- [Exercise]: Starting with the first line of the data below, copy each line up to and including the one containing "import matplotlib.pyplot as plt". Pictures stay out.

- [Given data]:
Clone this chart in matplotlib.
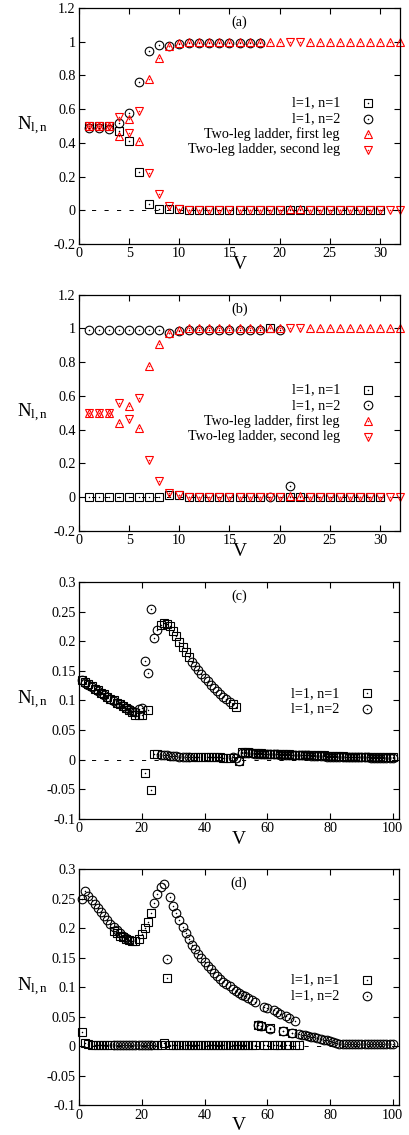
"""Four stacked panels: occupations N_{l,n} against V, gnuplot-like styling."""
import numpy as np
import matplotlib
matplotlib.use("Agg")
import matplotlib.pyplot as plt

plt.rcParams["font.family"] = ["Liberation Serif", "DejaVu Serif"]
plt.rcParams["mathtext.fontset"] = "custom"
plt.rcParams["mathtext.rm"] = "Liberation Serif"
plt.rcParams["mathtext.it"] = "Liberation Serif:italic"
plt.rcParams["lines.scale_dashes"] = False

# ---- panel (a) ----
a_n1 = [0.50, 0.50, 0.50, 0.47, 0.41, 0.23, 0.04, 0.005, 0.01, 0.01,
        0.0, 0.0, 0.0, 0.0, 0.0, 0.0, 0.0, 0.0, 0.0, 0.0,
        0.0, 0.0, 0.0, 0.0, 0.0, 0.0, 0.0, 0.0, 0.0, 0.0]
a_n2 = [0.49, 0.49, 0.48, 0.52, 0.575, 0.76, 0.945, 0.98, 0.975, 0.985,
        0.99, 0.99, 0.99, 0.99, 0.99, 0.99, 0.99, 0.99]
ladder_first = [0.50, 0.50, 0.50, 0.44, 0.54, 0.41, 0.78, 0.905, 0.975, 0.99,
                1.0, 1.0, 1.0, 1.0, 1.0, 1.0, 1.0, 1.0, 1.0, 1.0,
                0.005, 0.005, 1.0, 1.0, 1.0, 1.0, 1.0, 1.0, 1.0, 1.0,
                1.0, 1.0]
ladder_second = [0.50, 0.50, 0.50, 0.555, 0.46, 0.59, 0.22, 0.095, 0.025, 0.01,
                 0.0, 0.0, 0.0, 0.0, 0.0, 0.0, 0.0, 0.0, 0.0, 0.0,
                 1.0, 1.0, 0.0, 0.0, 0.0, 0.0, 0.0, 0.0, 0.0, 0.0,
                 0.0, 0.0]

# ---- panel (b) ----
b_n1 = [0.0, 0.0, 0.0, 0.0, 0.0, 0.0, 0.0, 0.0, 0.01, 0.01,
        0.0, 0.0, 0.0, 0.0, 0.0, 0.0, 0.0, 0.0, 1.0, 0.0,
        0.0, 0.0, 0.0, 0.0, 0.0, 0.0, 0.0, 0.0, 0.0, 0.0]
b_n2 = [0.99, 0.99, 0.99, 0.99, 0.99, 0.99, 0.99, 0.99, 0.975, 0.985,
        0.99, 0.99, 0.99, 0.99, 0.99, 0.99, 0.99, 0.99, 0.0, 0.99,
        0.065]

# ---- panel (c) ----
c_n1 = [0.135, 0.131, 0.127, 0.124, 0.120, 0.117, 0.113, 0.110, 0.106, 0.103,
        0.100, 0.096, 0.093, 0.090, 0.087, 0.084, 0.080, 0.075, 0.076, 0.076,
        -0.022, 0.083, -0.052, 0.010, 0.009, 0.228, 0.230, 0.229, 0.225, 0.218,
        0.208, 0.199, 0.190, 0.182, 0.174, 0.005, 0.005, 0.005, 0.004, 0.004,
        0.004, 0.004, 0.004, 0.004, 0.004, 0.003, 0.003, 0.003, 0.093, 0.089,
        -0.003, 0.012, 0.012, 0.012, 0.011, 0.011, 0.011, 0.011, 0.010, 0.010,
        0.010, 0.010, 0.009, 0.009, 0.009, 0.009, 0.009, 0.008, 0.008, 0.008,
        0.008, 0.008, 0.007, 0.007, 0.007, 0.007, 0.007, 0.007, 0.006, 0.006,
        0.006, 0.006, 0.006, 0.006, 0.005, 0.005, 0.005, 0.005, 0.005, 0.005,
        0.005, 0.004, 0.004, 0.004, 0.004, 0.004, 0.004, 0.004, 0.004, 0.004]
c_n2 = [0.134, 0.130, 0.126, 0.123, 0.119, 0.116, 0.112, 0.109, 0.105, 0.102,
        0.099, 0.096, 0.093, 0.090, 0.087, 0.085, 0.082, 0.080, 0.086, 0.087,
        0.166, 0.147, 0.254, 0.206, 0.219, 0.008, 0.007, 0.007, 0.006, 0.006,
        0.006, 0.005, 0.005, 0.005, 0.005, 0.165, 0.158, 0.151, 0.144, 0.138,
        0.132, 0.126, 0.121, 0.116, 0.111, 0.106, 0.102, 0.097, 0.004, 0.003,
        -0.002, 0.011, 0.011, 0.011, 0.011, 0.010, 0.010, 0.010, 0.010, 0.009,
        0.009, 0.009, 0.009, 0.008, 0.008, 0.008, 0.008, 0.008, 0.007, 0.007,
        0.007, 0.007, 0.007, 0.006, 0.006, 0.006, 0.006, 0.006, 0.005, 0.005,
        0.005, 0.005, 0.005, 0.005, 0.004, 0.004, 0.004, 0.004, 0.004, 0.004,
        0.004, 0.004, 0.003, 0.003, 0.003, 0.003, 0.003, 0.003, 0.003, 0.003]

# ---- panel (d) ----
d_n1 = [0.024, 0.006, 0.004, 0.002, 0.001, 0.001, 0.001, 0.001, 0.001, 0.001,
        0.195, 0.191, 0.187, 0.184, 0.181, 0.179, 0.178, 0.178, 0.181, 0.190,
        0.200, 0.210, 0.226, 0.001, 0.001, 0.001, 0.006, 0.115, 0.001, 0.001,
        0.001, 0.001, 0.001, 0.001, 0.001, 0.001, 0.001, 0.001, 0.001, 0.001,
        0.001, 0.001, 0.001, 0.001, 0.001, 0.001, 0.001, 0.001, 0.001, 0.001,
        0.001, 0.001, 0.001, 0.001, 0.001, 0.001, 0.036, 0.034, 0.001, 0.001,
        0.031, 0.001, 0.001, 0.001, 0.026, 0.001, 0.001, 0.022, 0.001, 0.001]
d_n2 = [0.250, 0.263, 0.255, 0.248, 0.241, 0.234, 0.227, 0.220, 0.213, 0.207,
        0.001, 0.001, 0.001, 0.001, 0.001, 0.001, 0.001, 0.001, 0.001, 0.001,
        0.001, 0.001, 0.001, 0.242, 0.257, 0.270, 0.275, 0.148, 0.253, 0.238,
        0.225, 0.213, 0.202, 0.191, 0.181, 0.172, 0.164, 0.156, 0.149, 0.142,
        0.136, 0.130, 0.124, 0.119, 0.114, 0.109, 0.105, 0.101, 0.097, 0.093,
        0.090, 0.087, 0.084, 0.081, 0.078, 0.075, 0.036, 0.034, 0.067, 0.064,
        0.029, 0.061, 0.058, 0.055, 0.025, 0.051, 0.048, 0.022, 0.043, 0.020,
        0.019, 0.018, 0.017, 0.016, 0.015, 0.014, 0.012, 0.011, 0.010, 0.008,
        0.007, 0.005, 0.004, 0.003, 0.003, 0.003, 0.003, 0.003, 0.003, 0.003,
        0.003, 0.003, 0.003, 0.003, 0.003, 0.003, 0.003, 0.003, 0.003, 0.003]
# second n=2 branch that sits on the upper curve at V = 11..16
d_n2_extra_v = [11, 12, 13, 14, 15, 16]
d_n2_extra = [0.201, 0.196, 0.191, 0.187, 0.183, 0.180]

lab_n1 = "l=1, n=1"
lab_n2 = "l=1, n=2"
lab_first = "Two-leg ladder, first leg"
lab_second = "Two-leg ladder, second leg"

small_ticks = [-0.2, 0, 0.2, 0.4, 0.6, 0.8, 1, 1.2]
small_ticklabels = ["-0.2", "0", "0.2", "0.4", "0.6", "0.8", "1", "1.2"]
large_ticks = [-0.1, -0.05, 0, 0.05, 0.1, 0.15, 0.2, 0.25, 0.3]
large_ticklabels = ["-0.1", "-0.05", "0", "0.05", "0.1", "0.15", "0.2", "0.25", "0.3"]

MS = 6.2
FS = 10.2


def points(ax, v, y, marker, color, transform=None):
    kw = dict(ls="none", clip_on=False)
    if transform is not None:
        kw["transform"] = transform
    ax.plot(v, y, marker=marker, ms=MS, mfc="none", mec=color, mew=0.8, **kw)
    ax.plot(v, y, marker="o", ms=1.1, mfc=color, mec=color, mew=0, **kw)


def key(ax, rows, y0, dy=0.066):
    for i, (text, marker, color) in enumerate(rows):
        y = y0 - i * dy
        ax.text(0.813, y, text, transform=ax.transAxes, ha="right", va="center", fontsize=FS)
        points(ax, [0.9], [y], marker, color, transform=ax.transAxes)


def frame(ax, xmax, xticks, yticks, yticklabels, tag):
    ax.axhline(0, color="black", lw=0.7, dashes=(3, 6), zorder=0.5)
    ax.set_xlim(0, xmax)
    ax.set_ylim(yticks[0], yticks[-1])
    ax.set_xticks(xticks)
    ax.set_xticklabels([str(t) for t in xticks])
    ax.set_yticks(yticks)
    ax.set_yticklabels(yticklabels)
    ax.tick_params(direction="in", top=True, right=True, length=4, width=0.8,
                   labelsize=FS, pad=2.5)
    for s in ax.spines.values():
        s.set_linewidth(0.9)
    ax.set_xlabel("V", fontsize=14, labelpad=-3)
    ax.text(-0.145, 0.5, r"N$_{\mathrm{l,n}}$", transform=ax.transAxes,
            ha="center", va="center", fontsize=13.5)
    ax.text(0.5, 0.94, tag, transform=ax.transAxes, ha="center", va="center", fontsize=FS)


fig = plt.figure(figsize=(4.09, 11.35), dpi=100)
ax_a = fig.add_axes([0.1932, 0.7850, 0.7848, 0.2079])
ax_b = fig.add_axes([0.1932, 0.5324, 0.7848, 0.2079])
ax_c = fig.add_axes([0.1932, 0.2787, 0.7824, 0.2085])
ax_d = fig.add_axes([0.1932, 0.0264, 0.7824, 0.2079])

ladder_rows = [(lab_n1, "s", "black"), (lab_n2, "o", "black"),
               (lab_first, "^", "red"), (lab_second, "v", "red")]

for ax, n1, n2, tag in [(ax_a, a_n1, a_n2, "(a)"), (ax_b, b_n1, b_n2, "(b)")]:
    frame(ax, 32, [0, 5, 10, 15, 20, 25, 30], small_ticks, small_ticklabels, tag)
    points(ax, np.arange(1, len(n1) + 1), n1, "s", "black")
    points(ax, np.arange(1, len(n2) + 1), n2, "o", "black")
    points(ax, np.arange(1, len(ladder_first) + 1), ladder_first, "^", "red")
    points(ax, np.arange(1, len(ladder_second) + 1), ladder_second, "v", "red")
    key(ax, ladder_rows, 0.597)

chain_rows = [(lab_n1, "s", "black"), (lab_n2, "o", "black")]

frame(ax_c, 102, [0, 20, 40, 60, 80, 100], large_ticks, large_ticklabels, "(c)")
points(ax_c, np.arange(1, len(c_n1) + 1), c_n1, "s", "black")
points(ax_c, np.arange(1, len(c_n2) + 1), c_n2, "o", "black")
key(ax_c, chain_rows, 0.530)

frame(ax_d, 102, [0, 20, 40, 60, 80, 100], large_ticks, large_ticklabels, "(d)")
points(ax_d, np.arange(1, len(d_n1) + 1), d_n1, "s", "black")
points(ax_d, np.arange(1, len(d_n2) + 1), d_n2, "o", "black")
points(ax_d, d_n2_extra_v, d_n2_extra, "o", "black")
key(ax_d, chain_rows, 0.530)

fig.savefig("out.png", dpi=100)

- [Full answer]:
Clone this chart in matplotlib.
"""Four stacked panels: occupations N_{l,n} against V, gnuplot-like styling."""
import numpy as np
import matplotlib
matplotlib.use("Agg")
import matplotlib.pyplot as plt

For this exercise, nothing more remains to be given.